With “The Missing American,” Quartey has launched a new series with private investigator Emma Djan, and it’s a gem of a debut. This bright, appealing 26-year-old is the daughter of a homicide detective who aims to follow in her dad’s footsteps. After police department training, though, Djan gets stuck in a bureaucratic backwater, probably because she’s a woman. And when she shyly appears for an interview, hoping to be transferred to Homicide, the police commissioner tries to rape her. This unfailingly polite young lady — “Yes, please,” “No, please” — jabs the old reprobate in the eye and runs off. She is promptly fired for insulting her superior. With help from a relative, Djan finds work with a private detective agency run by an honest former cop, Yemo Sowah, and that’s where she comes into her own.

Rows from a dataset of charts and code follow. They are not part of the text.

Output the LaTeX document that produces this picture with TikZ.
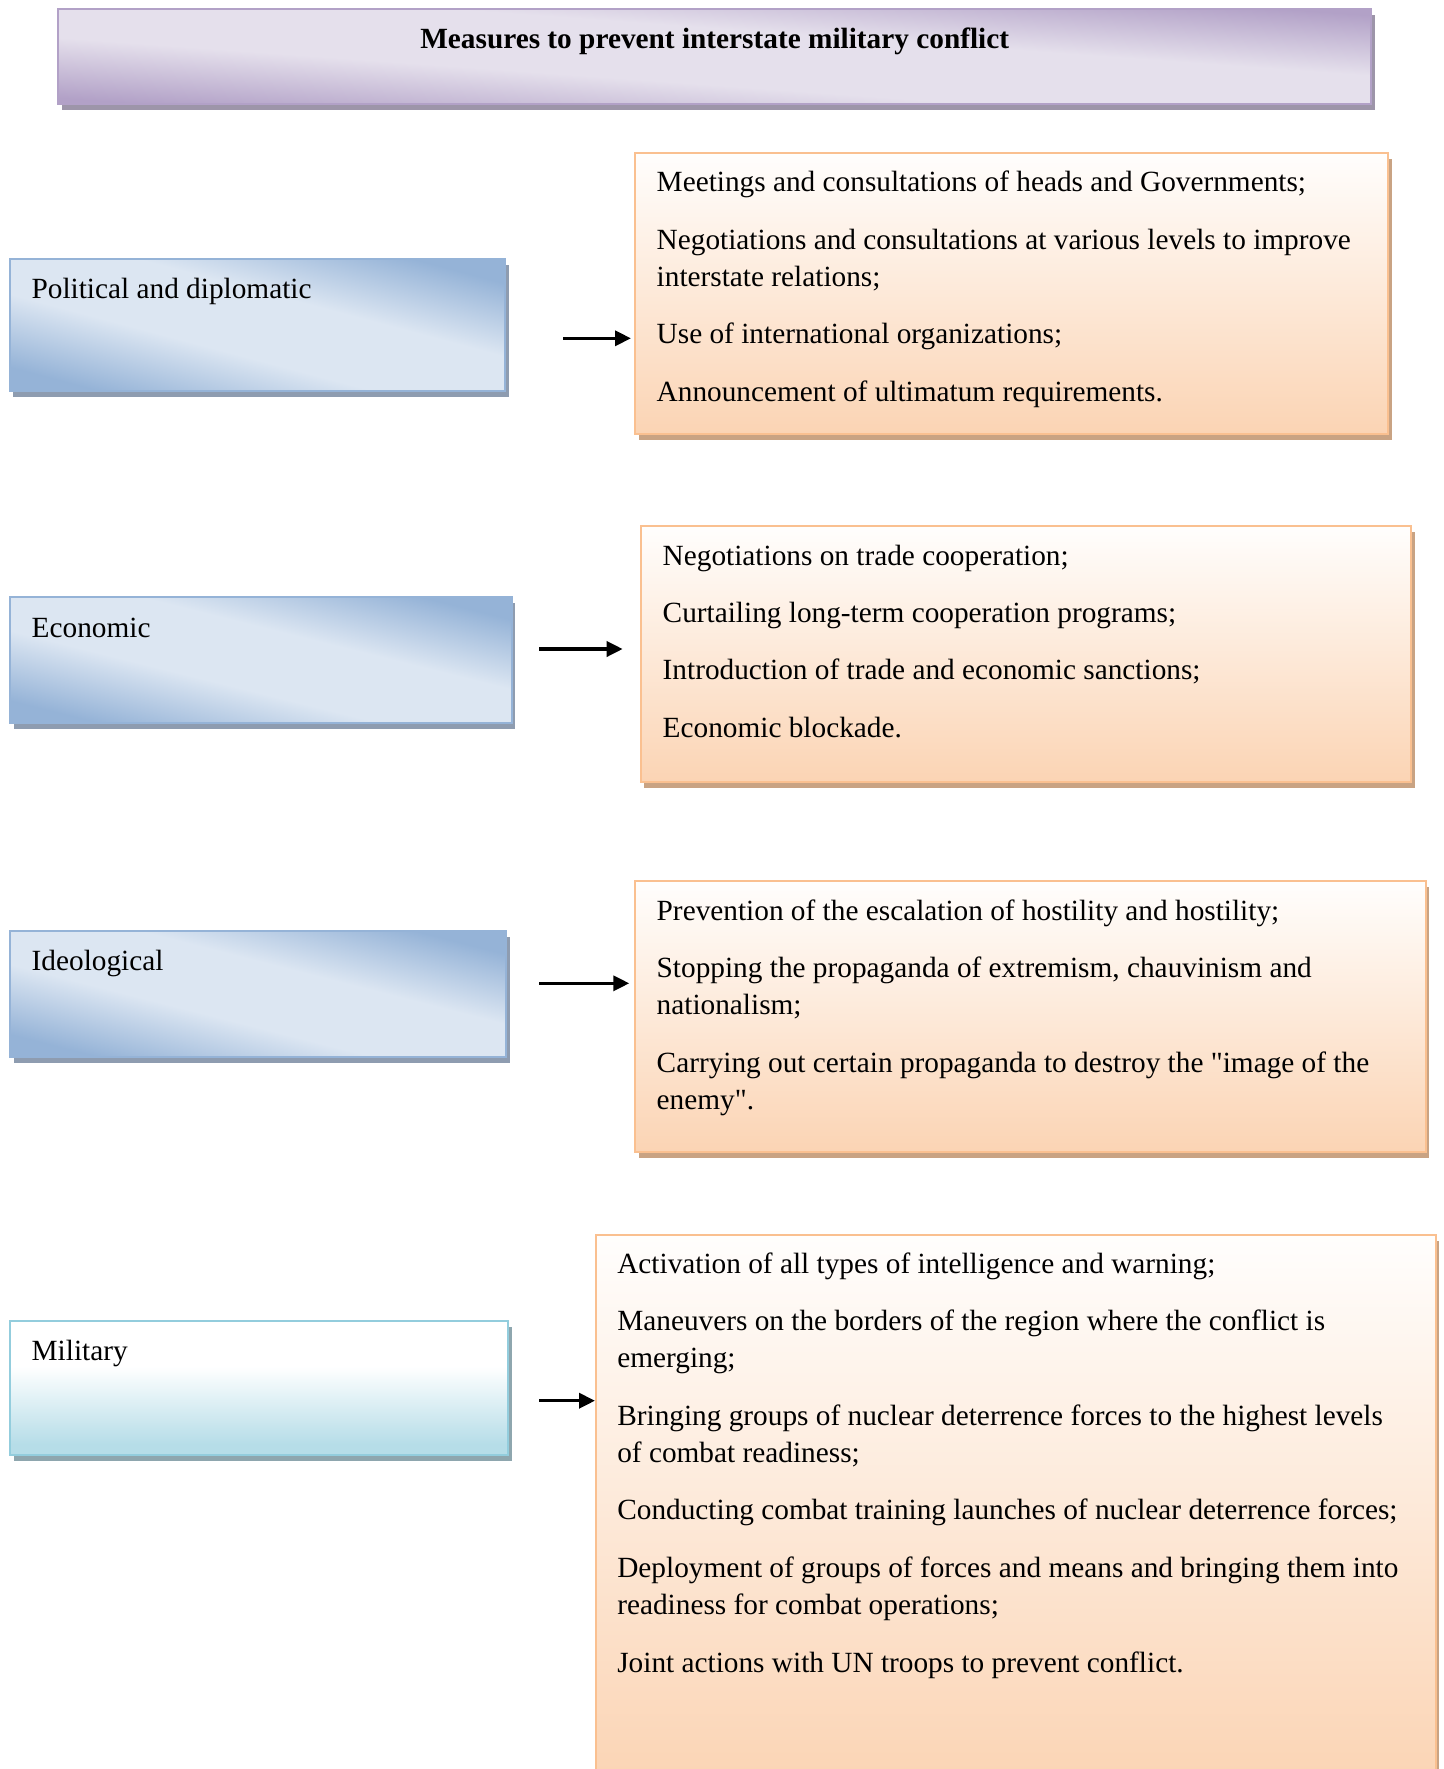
\documentclass[tikz,border=0pt]{standalone}
\usepackage{fontspec}
\setmainfont{Liberation Serif}
\newfontfamily\qfont{Liberation Serif}
\usetikzlibrary{arrows.meta,shadows}

\definecolor{bdark}{HTML}{95B3D7}
\definecolor{blight}{HTML}{DCE6F2}
\definecolor{bborder}{HTML}{95B3D7}
\definecolor{bshadow}{HTML}{8E9CB0}
\definecolor{pdark}{HTML}{B2A1C7}
\definecolor{plight}{HTML}{E5E0EC}
\definecolor{pborder}{HTML}{B2A1C7}
\definecolor{pshadow}{HTML}{9D95A9}
\definecolor{odark}{HTML}{FBD4B4}
\definecolor{olight}{HTML}{FFFEFD}
\definecolor{oborder}{HTML}{FAC090}
\definecolor{oshadow}{HTML}{C9A383}
\definecolor{cdark}{HTML}{B6DDE8}
\definecolor{cborder}{HTML}{93CDDD}
\definecolor{cshadow}{HTML}{8EA6AE}

\pgfdeclareverticalshading{bluediag}{100bp}{color(0bp)=(bdark); color(25bp)=(bdark); color(42bp)=(blight); color(58bp)=(blight); color(75bp)=(bdark); color(100bp)=(bdark)}
\pgfdeclareverticalshading{purplediag}{100bp}{color(0bp)=(pdark); color(25bp)=(pdark); color(42bp)=(plight); color(58bp)=(plight); color(75bp)=(pdark); color(100bp)=(pdark)}
\pgfdeclareverticalshading{cyanfade}{100bp}{color(0bp)=(cdark); color(25bp)=(cdark); color(29bp)=(cdark); color(58bp)=(white); color(75bp)=(white); color(100bp)=(white)}

\tikzset{
  boxbase/.style={rectangle, inner sep=0pt, outer sep=0pt, anchor=north west, line width=2pt},
  titlebox/.style={boxbase, shading=purplediag, draw=pborder,
    drop shadow={shadow xshift=3.5pt, shadow yshift=-6pt, fill=pshadow, opacity=1}},
  bluebox/.style={boxbase, shading=bluediag, draw=bborder,
    drop shadow={shadow xshift=3.5pt, shadow yshift=-6pt, fill=bshadow, opacity=1}},
  cyanbox/.style={boxbase, shading=cyanfade, draw=cborder,
    drop shadow={shadow xshift=3.5pt, shadow yshift=-6pt, fill=cshadow, opacity=1}},
  orangebox/.style={boxbase, top color=olight, bottom color=odark, draw=oborder,
    drop shadow={shadow xshift=3.5pt, shadow yshift=-6pt, fill=oshadow, opacity=1}},
  labeltxt/.style={anchor=base west, inner sep=0pt, outer sep=0pt, font=\fontsize{29.3pt}{37.15pt}\selectfont},
  listtxt/.style={anchor=north west, inner sep=0pt, outer sep=0pt, align=left, font=\fontsize{29.3pt}{37.15pt}\selectfont},
  titletxt/.style={anchor=base, inner sep=0pt, outer sep=0pt, font=\fontsize{29.3pt}{37.15pt}\selectfont\bfseries},
  arr/.style={line width=3.5pt, -{Triangle[length=16pt,width=15pt]}}
}
\newcommand{\firstline}{\rule{0pt}{24pt}}
\newcommand{\sq}{{\qfont"}}

\begin{document}
\begin{tikzpicture}[x=1pt,y=-1pt]
\useasboundingbox (0,0) rectangle (1443,1769);

% title
\node[titlebox, shading angle=-4.14, minimum width=1312.7pt, minimum height=95pt] (title) at (58.3,9) {};
\node[titletxt] (titlet) at (714.7,48.3) {Measures to prevent interstate military conflict};

% left category boxes
\node[bluebox, shading angle=-14.9, minimum width=495.5pt, minimum height=131.7pt] (pol) at (9.5,259.3) {};
\node[labeltxt] (polt) at (31.6,298.3) {Political and diplomatic};

\node[bluebox, shading angle=-14.0, minimum width=501.7pt, minimum height=125.4pt] (eco) at (10,597.3) {};
\node[labeltxt] (ecot) at (31.7,637.3) {Economic};

\node[bluebox, shading angle=-14.3, minimum width=496pt, minimum height=126.3pt] (ide) at (10,931) {};
\node[labeltxt] (idet) at (31.7,970.7) {Ideological};

\node[cyanbox, minimum width=498pt, minimum height=134.3pt] (mil) at (10,1320.7) {};
\node[labeltxt] (milt) at (31.7,1360) {Military};

% right measure boxes
\node[orangebox, minimum width=753pt, minimum height=280.8pt] (r1) at (635,152.7) {};
\node[listtxt] (r1t) at (656.7,167.7) {\firstline Meetings and consultations of heads and Governments;\\[20.3pt]
Negotiations and consultations at various levels to improve\\
interstate relations;\\[20.3pt]
Use of international organizations;\\[20.3pt]
Announcement of ultimatum requirements.};

\node[orangebox, minimum width=770.6pt, minimum height=255.7pt] (r2) at (640.7,526) {};
\node[listtxt] (r2t) at (662.7,541) {\firstline Negotiations on trade cooperation;\\[20.3pt]
Curtailing long-term cooperation programs;\\[20.3pt]
Introduction of trade and economic sanctions;\\[20.3pt]
Economic blockade.};

\node[orangebox, minimum width=790.7pt, minimum height=270.7pt] (r3) at (635,881) {};
\node[listtxt] (r3t) at (656.7,896) {\firstline Prevention of the escalation of hostility and hostility;\\[20.3pt]
Stopping the propaganda of extremism, chauvinism and\\
nationalism;\\[20.3pt]
Carrying out certain propaganda to destroy the \sq image of the\\
enemy\sq.};

\begin{scope}
\clip (0,0) rectangle (1443,1769);
\node[orangebox, minimum width=839.7pt, minimum height=550pt] (r4) at (596,1235) {};
\end{scope}
\node[listtxt] (r4t) at (617.3,1249.3) {\firstline Activation of all types of intelligence and warning;\\[20.3pt]
Maneuvers on the borders of the region where the conflict is\\
emerging;\\[20.3pt]
Bringing groups of nuclear deterrence forces to the highest levels\\
of combat readiness;\\[20.3pt]
Conducting combat training launches of nuclear deterrence forces;\\[20.3pt]
Deployment of groups of forces and means and bringing them into\\
readiness for combat operations;\\[20.3pt]
Joint actions with UN troops to prevent conflict.};

% arrows
\coordinate (a1s) at (563,338.3);   \coordinate (a1e) at (631,338.3);
\coordinate (a2s) at (539.3,649);   \coordinate (a2e) at (622.7,649);
\coordinate (a3s) at (539.3,983.3); \coordinate (a3e) at (629.3,983.3);
\coordinate (a4s) at (539.3,1400.7);\coordinate (a4e) at (595,1400.7);
\draw[arr] (a1s) -- (a1e);
\draw[arr] (a2s) -- (a2e);
\draw[arr] (a3s) -- (a3e);
\draw[arr] (a4s) -- (a4e);
\end{tikzpicture}
\end{document}
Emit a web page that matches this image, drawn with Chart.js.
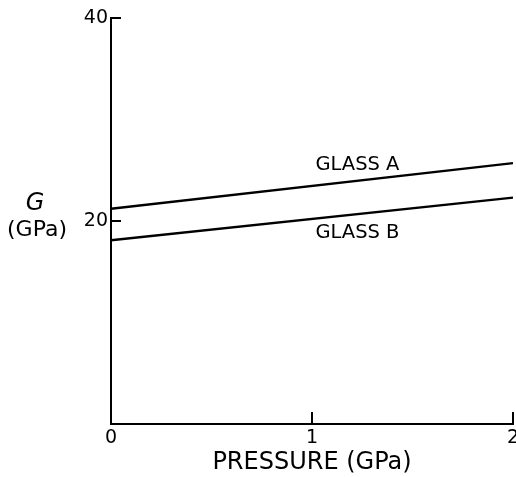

Both Sowah and the reader soon begin to appreciate and enjoy the way Djan learns to use her proper-young-lady deferential manner as an investigative tool. She’s a wonderful mix of decent values and applied canniness.

Djan’s first big case is the one in the book’s title. A middle-aged American named Gordon Tilson travels to Ghana to track down whoever swindled him out of $4,000 in an Internet scam. The widower, who married his Ghanaian sweetheart years earlier while in the Peace Corps, had been lured into a romance with a nonexistent woman, the creation of “sakawa boys,” Internet tricksters. But then Tilson disappears, and his son Derek hires the Sowah Agency to find his missing dad.

Internet fraud is big business in Ghana. Clever young university graduates with no employment prospects find easy money conning foreigners out of thousands of dollars online. Americans are especially gullible, falling for desperate-situation sob stories or opportunities for love or just affection. A sakawa-boy acquaintance of Djan’s insists that white foreigners exploited Africans for centuries, and now it’s the Africans’ turn.

Among Quartey’s colorful cast of characters is Kweku Ponsu, a corrupt traditional healer who provides the sakawa boys with magical powers for fooling more “mugus” and juicing up their earnings. They pay Kweku in cash, live chickens and an assortment of fetish items, like the hair of a white woman.

In addition to being suspenseful, “The Missing American” is wonderfully atmospheric, with people speaking mostly colloquial English, but also pidgin English and local dialects. Quartey has helpfully added a glossary, where we learn, for example, that a “grasscutter,” mentioned in passing in the narrative, is a “bush rat, the meat of which is used in soups and stews.”

One of Quartey’s most admirable characters is investigative journalist Sana Sana. He saves Djan when she’s about to be on the receiving end of some fatal “rough-rough” and is probably modeled after the real-life Ghanaian reporter the book is dedicated to, Ahmed Hussein-Suale. He was assassinated last year following his exposés of rigged soccer matches.